Free access to fun and fried food

One minute to go until the gates open, an Orange County Fair employee told the crowd of thousands waiting to stream into the Fairgrounds Friday.

The fairgoers, looping back and forth in a long line across the pavement, were about to be the first to cross the threshold on opening day, and they were doing it for free.

Every year on the fair's first day, Victor Boatwright drives from Buena Park and braves the crowds to get in between noon and 1 p.m. when the OC Fair lets in attendees at no cost.

He's been taking advantage of the deal for about five years, he said.

Inside, fairgoers yelled "smile" while they snapped pictures of livestock, feasted on fresh grilled veggies or deep-fried decadence, and strapped themselves into carnival rides.

Boatwright first stopped to see the llamas Perdito and Victor, who flashed their off-kilter teeth from the shade of a barn in Centennial Farm.

About 27,000 people entered the fair within the first hour of opening day, OC Fair spokeswoman Robin Wachner said.

Within there first three hours, 37,408 people showed up, about 24% more than last year, according to the fair.

"It's pretty crazy out here, but it looks great," Wachner said

Outside the gates, Mike and Lee Foulds gawked at the massive line of people waiting to enter.

The couple usually attends later in the season but decided to try to get in free this year while they escaped the heat and humidity at their home in Yorba Linda.

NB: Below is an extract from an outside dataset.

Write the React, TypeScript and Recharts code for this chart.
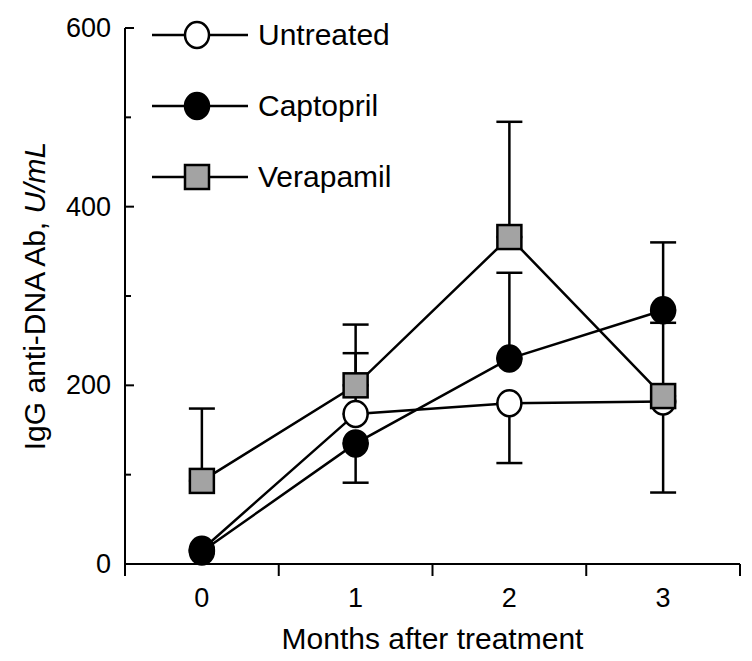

They didn't mind waiting, and the line moved quickly.

"We love the fair," Lee Foulds said.

They were eager to see the sights, like floral exhibits at the Centennial Farm gardens, and gobble some classic fair food.

"Of course you've got to get a fried Twinkie," Mike Foulds said.

Outside of Chicken Charlie's booth, not far from the Fairgrounds entrance, there was a plethora of crispy, decadent foods to eat.

Joey Araujo, who works a nearby fair attraction, was gazing at pictures of deep-fried bacon-wrapped pickles, deep-fried cookie dough and other options depicted on the booth's red and yellow facade.

"We're going to get super fat off it," he told a coworker.

Araujo had already sampled the Krispy Kreme Sloppy Joe — a glazed doughnut filled with meat and cheese — at the San Diego County Fair.

The effects of the confection made him pass on it this time.

"I felt jittery, that's for sure," he said.

He'll have plenty of chances to try another one in the future.

The fair runs until Aug. 11 and is open from noon to midnight Wednesday through Friday and 10 a.m. to midnight Saturday and Sunday.

Generally admission is $11, $8 for seniors or $6 for kids ages 6 to 12, and those younger than 6 get in for free.